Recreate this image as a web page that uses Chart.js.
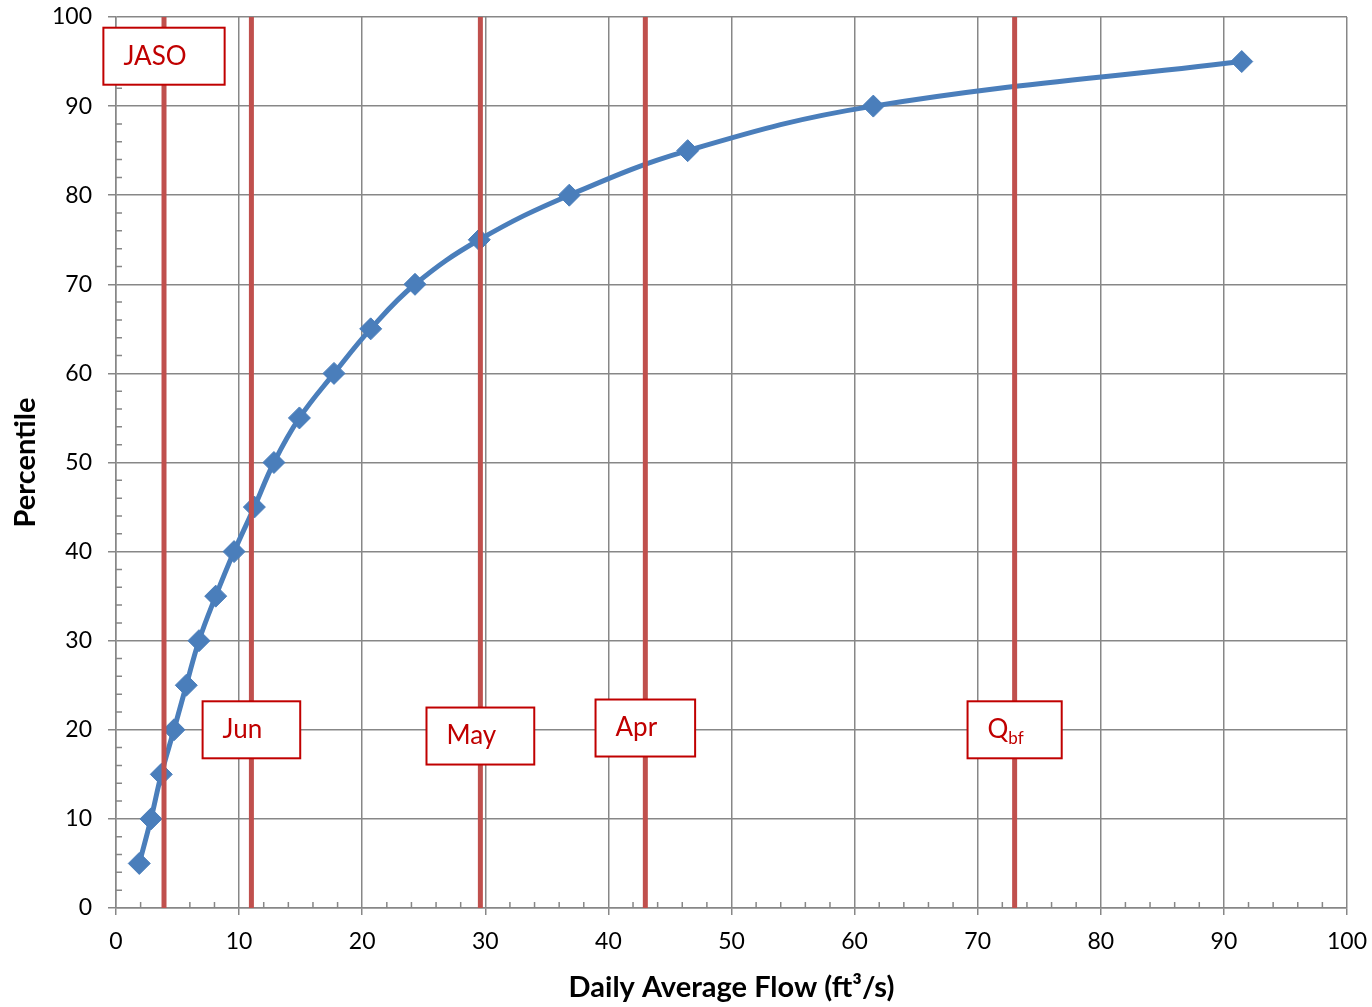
<!DOCTYPE html>
<html>
<head>
<meta charset="utf-8">
<script src="https://cdn.jsdelivr.net/npm/chart.js@4.4.1/dist/chart.umd.min.js"></script>
<style>
  body { margin: 0; background: #fff; }
  #wrap { width: 1372px; height: 1007px; position: relative; }
</style>
</head>
<body>
<div id="wrap"><canvas id="flowChart"></canvas></div>
<script>
// flow duration data
const percentiles = [5, 10, 15, 20, 25, 30, 35, 40, 45, 50, 55, 60, 65, 70, 75, 80, 85, 90, 95];
const flows = [1.89, 2.84, 3.68, 4.71, 5.71, 6.74, 8.1, 9.59, 11.24, 12.83, 14.9, 17.71, 20.69, 24.29, 29.51, 36.82, 46.44, 61.52, 91.45];

// reference flows (vertical lines) and their labels
const refNames = ['JASO', 'Jun', 'May', 'Apr', 'Q'];
const refSubs = ['', '', '', '', 'bf'];
const refFlows = [3.9, 11.0, 29.6, 43.0, 73.0];
const refLabelY = [95.6, 20, 19.3, 20.2, 20];

const xTicks = [0, 10, 20, 30, 40, 50, 60, 70, 80, 90, 100];
const yTicks = [0, 10, 20, 30, 40, 50, 60, 70, 80, 90, 100];

const gridColor = '#878787';
const FONT = 'Lato';

const refDatasets = refFlows.map(f => ({
    data: [{x: f, y: 0}, {x: f, y: 100}],
    showLine: true,
    borderColor: '#C0504D',
    borderWidth: 5,
    pointRadius: 0,
    order: 1
}));

// minor tick marks every 2 units, drawn inside the plot
const minorTicks = {
    id: 'minorTicks',
    beforeDatasetsDraw(chart) {
        const {ctx, scales: {x, y}} = chart;
        ctx.save();
        ctx.strokeStyle = gridColor;
        ctx.lineWidth = 1.5;
        ctx.beginPath();
        for (let v = 2; v < 100; v += 2) {
            if (v % 10 === 0) continue;
            const px = x.getPixelForValue(v);
            ctx.moveTo(px, y.bottom);
            ctx.lineTo(px, y.bottom - 6);
            const py = y.getPixelForValue(v);
            ctx.moveTo(x.left, py);
            ctx.lineTo(x.left + 6, py);
        }
        ctx.stroke();
        ctx.restore();
    }
};

// boxed labels for the reference lines
const refLabels = {
    id: 'refLabels',
    afterDatasetsDraw(chart) {
        const {ctx, scales: {x, y}} = chart;
        ctx.save();
        refNames.forEach((name, i) => {
            ctx.font = '26px ' + FONT;
            let w = ctx.measureText(name).width;
            let subW = 0;
            if (refSubs[i]) {
                ctx.font = '17px ' + FONT;
                subW = ctx.measureText(refSubs[i]).width;
            }
            const boxW = w + subW + 58;
            const boxH = 57;
            const cx = x.getPixelForValue(refFlows[i]);
            const cy = y.getPixelForValue(refLabelY[i]);
            const left = cx - boxW / 2;
            const top = cy - boxH / 2;
            ctx.fillStyle = '#fff';
            ctx.fillRect(left, top, boxW, boxH);
            ctx.strokeStyle = '#C00000';
            ctx.lineWidth = 2;
            ctx.strokeRect(left, top, boxW, boxH);
            ctx.fillStyle = '#C00000';
            ctx.textBaseline = 'middle';
            ctx.textAlign = 'left';
            ctx.font = '26px ' + FONT;
            ctx.fillText(name, left + 20, cy);
            if (refSubs[i]) {
                ctx.font = '17px ' + FONT;
                ctx.fillText(refSubs[i], left + 20 + w, cy + 9);
            }
        });
        ctx.restore();
    }
};

const ctx = document.getElementById('flowChart').getContext('2d');
new Chart(ctx, {
    type: 'scatter',
    data: {
        datasets: [{
            data: flows.map((f, i) => ({x: f, y: percentiles[i]})),
            showLine: true,
            tension: 0.4,
            borderColor: '#4A7EBB',
            borderWidth: 5,
            pointStyle: 'rectRot',
            pointRadius: 11,
            pointBackgroundColor: '#4A7EBB',
            pointBorderColor: '#4A7EBB',
            pointBorderWidth: 1,
            order: 2
        }, ...refDatasets]
    },
    options: {
        responsive: true,
        maintainAspectRatio: false,
        animation: false,
        layout: { padding: { top: 17, right: 25, left: 0, bottom: 0 } },
        plugins: {
            legend: { display: false },
            tooltip: { enabled: false }
        },
        scales: {
            x: {
                type: 'linear',
                min: 0,
                max: 100,
                afterBuildTicks: s => { s.ticks = xTicks.map(v => ({value: v})); },
                afterFit: s => { s.height = 99; s.paddingLeft = 0; s.paddingRight = 0; },
                grid: { color: gridColor, lineWidth: 1.5, tickLength: 7, drawTicks: true },
                border: { color: gridColor, width: 1.5 },
                ticks: { color: '#000', font: { family: FONT, size: 23 }, padding: 13, maxRotation: 0 },
                title: {
                    display: true,
                    text: 'Daily Average Flow (ft³/s)',
                    color: '#000',
                    font: { family: FONT, size: 29, weight: 'bold' },
                    padding: { top: 4, bottom: 2 }
                }
            },
            y: {
                type: 'linear',
                min: 0,
                max: 100,
                afterBuildTicks: s => { s.ticks = yTicks.map(v => ({value: v})); },
                afterFit: s => { s.width = 116; s.paddingTop = 0; s.paddingBottom = 0; },
                grid: { color: gridColor, lineWidth: 1.5, tickLength: 8, drawTicks: true },
                border: { color: gridColor, width: 1.5 },
                ticks: { color: '#000', font: { family: FONT, size: 23 }, padding: 16 },
                title: {
                    display: true,
                    text: 'Percentile',
                    color: '#000',
                    font: { family: FONT, size: 29, weight: 'bold' },
                    padding: { top: 8, bottom: 4 }
                }
            }
        }
    },
    plugins: [minorTicks, refLabels]
});
</script>
</body>
</html>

◆ ◆ ◆

_Your task:_ Would you reproduce the lines above, from the very first through the line containing "const refLabelY = [95.6, 20, 19.3, 20.2, 20];", exactly and without the pictures?

_Written response:_
Recreate this image as a web page that uses Chart.js.
<!DOCTYPE html>
<html>
<head>
<meta charset="utf-8">
<script src="https://cdn.jsdelivr.net/npm/chart.js@4.4.1/dist/chart.umd.min.js"></script>
<style>
  body { margin: 0; background: #fff; }
  #wrap { width: 1372px; height: 1007px; position: relative; }
</style>
</head>
<body>
<div id="wrap"><canvas id="flowChart"></canvas></div>
<script>
// flow duration data
const percentiles = [5, 10, 15, 20, 25, 30, 35, 40, 45, 50, 55, 60, 65, 70, 75, 80, 85, 90, 95];
const flows = [1.89, 2.84, 3.68, 4.71, 5.71, 6.74, 8.1, 9.59, 11.24, 12.83, 14.9, 17.71, 20.69, 24.29, 29.51, 36.82, 46.44, 61.52, 91.45];

// reference flows (vertical lines) and their labels
const refNames = ['JASO', 'Jun', 'May', 'Apr', 'Q'];
const refSubs = ['', '', '', '', 'bf'];
const refFlows = [3.9, 11.0, 29.6, 43.0, 73.0];
const refLabelY = [95.6, 20, 19.3, 20.2, 20];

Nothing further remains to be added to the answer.